As the new host of Late Night Mash, it’s Rachel Parris’s job to find humour in the day-to-day political maelstrom. Here, she explains how the team do it.
“What are you gonna make jokes about now Trump and Johnson have gone?” This is a question that I’ve been asked a lot in the last few weeks; and I have taken to giving the reply “your mum” while I think about the real answer.
The answer is of course – everything and everyone else. There is still plenty to mock among the folks in Westminster, from Thatcher cosplayer Liz Truss, to plucky millionaire underdog Rishi Sunak, to ex-Culture Secretary Nadine Dorries, a woman who would consider Magic Mike XXL a show for the metropolitan elite (it is amazing tbf – take a grab bag of Minstrels and a hand-held fan).

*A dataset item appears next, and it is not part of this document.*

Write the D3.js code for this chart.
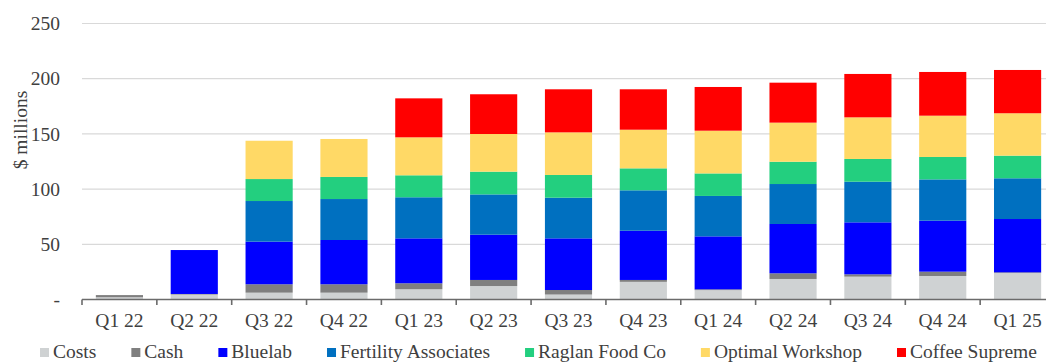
<!DOCTYPE html>
<html>
<head>
<meta charset="utf-8">
<script src="https://cdn.jsdelivr.net/npm/d3@7"></script>
<style>
  body { margin: 0; background: #fff; }
  text { font-family: "Liberation Serif", "Times New Roman", serif; fill: #404040; }
</style>
</head>
<body>
<div id="chart"></div>
<script>
// quarters and values ($ millions)
var quarters = ["Q1 22", "Q2 22", "Q3 22", "Q4 22", "Q1 23", "Q2 23", "Q3 23",
                "Q4 23", "Q1 24", "Q2 24", "Q3 24", "Q4 24", "Q1 25"];
var costs     = [2.0, 4.5, 6.2, 6.2, 9.3, 12.2, 4.5, 16.0, 8.5, 18.6, 20.7, 21.3, 24.0];
var cash      = [2.0, 0.5, 7.6, 7.6, 5.4, 5.5, 4.1, 1.7, 0.7, 5.1, 2.1, 3.9, 0.6];
var bluelab   = [0, 39.8, 38.6, 40.1, 40.7, 41.0, 46.8, 44.6, 48.0, 44.7, 47.1, 46.2, 48.3];
var fertility = [0, 0, 36.8, 37.1, 37.2, 36.5, 36.8, 36.6, 36.6, 36.2, 36.8, 37.4, 36.9];
var raglan    = [0, 0, 19.9, 20.0, 19.9, 20.6, 20.6, 19.9, 20.4, 20.2, 20.6, 20.3, 20.5];
var optimal   = [0, 0, 34.7, 34.4, 34.4, 34.1, 38.6, 35.0, 38.7, 35.4, 37.7, 37.4, 38.4];
var coffee    = [0, 0, 0, 0, 35.3, 36.0, 39.0, 36.6, 39.6, 36.2, 39.3, 39.6, 39.2];
var yTicks = [0, 50, 100, 150, 200, 250];

var seriesNames = ["Costs", "Cash", "Bluelab", "Fertility Associates", "Raglan Food Co",
                   "Optimal Workshop", "Coffee Supreme"];
var seriesValues = [costs, cash, bluelab, fertility, raglan, optimal, coffee];
var colors = ["#cfd2d3", "#7f7f7f", "#0000ff", "#0070c0", "#23cf7f", "#ffd966", "#ff0000"];

var width = 1046, height = 362;

var svg = d3.select("#chart").append("svg")
    .attr("width", width)
    .attr("height", height);

// build rows for d3.stack
var rows = quarters.map(function(q, i) {
    var r = {quarter: q};
    seriesNames.forEach(function(s, j) { r[s] = seriesValues[j][i]; });
    return r;
});
var stacked = d3.stack().keys(seriesNames)(rows);

// plot runs off the right edge like the original
var x = d3.scaleBand()
    .domain(quarters)
    .range([82, 1055])
    .paddingInner(0.37)
    .paddingOuter(0.185);
var y = d3.scaleLinear()
    .domain([0, 250])
    .range([299.5, 23.5]);

// gridlines
svg.append("g")
    .selectAll("line")
    .data(yTicks.filter(function(d) { return d > 0; }))
    .enter().append("line")
    .attr("x1", 82).attr("x2", width)
    .attr("y1", function(d) { return y(d); })
    .attr("y2", function(d) { return y(d); })
    .attr("stroke", "#d9d9d9")
    .attr("stroke-width", 1.2);

// y tick labels
svg.append("g")
    .selectAll("text")
    .data(yTicks)
    .enter().append("text")
    .attr("x", 60)
    .attr("y", function(d) { return y(d); })
    .attr("dy", "0.34em")
    .attr("text-anchor", "end")
    .style("font-size", "19.5px")
    .text(function(d) { return d === 0 ? "-" : d; });

// y axis title
svg.append("text")
    .attr("transform", "translate(27,130) rotate(-90)")
    .attr("text-anchor", "middle")
    .style("font-size", "19.5px")
    .text("$ millions");

// bars
svg.append("g")
    .selectAll("g")
    .data(stacked)
    .enter().append("g")
    .attr("fill", function(d, i) { return colors[i]; })
    .selectAll("rect")
    .data(function(d) { return d; })
    .enter().append("rect")
    .attr("x", function(d) { return x(d.data.quarter); })
    .attr("width", x.bandwidth())
    .attr("y", function(d) { return y(d[1]); })
    .attr("height", function(d) { return y(d[0]) - y(d[1]); });

// x axis: line with ticks between categories
var xAxis = d3.axisBottom(x).tickSize(0).tickPadding(14);
var xg = svg.append("g")
    .attr("transform", "translate(0," + y(0) + ")")
    .call(xAxis);
xg.select(".domain").remove();
xg.selectAll("text")
    .style("font-size", "19.5px")
    .attr("fill", null);

var step = x.step();
var bounds = d3.range(quarters.length + 1).map(function(i) { return 82 + i * step; });
xg.append("line")
    .attr("x1", 82).attr("x2", width)
    .attr("stroke", "#6b6b6b")
    .attr("stroke-width", 1.6);
xg.selectAll(".btick")
    .data(bounds)
    .enter().append("line")
    .attr("class", "btick")
    .attr("x1", function(d) { return d; })
    .attr("x2", function(d) { return d; })
    .attr("y1", 0).attr("y2", 5.5)
    .attr("stroke", "#6b6b6b")
    .attr("stroke-width", 1.6);

// legend
var legend = svg.append("g").attr("transform", "translate(40,0)");
var lx = 0;
seriesNames.forEach(function(name, i) {
    var g = legend.append("g").attr("transform", "translate(" + lx + ",0)");
    g.append("rect")
        .attr("x", 0).attr("y", 348)
        .attr("width", 9).attr("height", 9)
        .attr("fill", colors[i]);
    var t = g.append("text")
        .attr("x", 13).attr("y", 358)
        .style("font-size", "19.5px")
        .text(name);
    lx += 13 + t.node().getComputedTextLength() + 35;
});
</script>
</body>
</html>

For years, people had suggested that all of us who are in the satirical comedy game should be grateful to the likes of Trump and Johnson for providing us with such a wealth of material. I must admit I forgot to post my thank-you card to Johnson before he left, but at least I can blame it on the postal strikes.
The sad truth is there’s plenty of corruption, cronyism and car-crash viewing left in politics – in the US and over here – to lament in satire, even with Trump and Johnson gone. And even sadder: neither of those two are quite “gone” enough for my liking. I won’t feel happy until they’ve been jetted into space with a one-way ticket on Elon Musk’s giant penis rocket.
In the US, with the reversal of Roe vs Wade, the rise of conspiracy theory networks like QAnon and an increasing mistrust in science or the media, it seems clear that the shockwaves from Trump’s time in office continue to have a massive effect on the people and the policies of the US. Or perhaps more that the reasons that someone like Trump could ever have got elected are still there in society – remember that guy dressed as a caveman in horns who stormed the Capitol? He has cousins.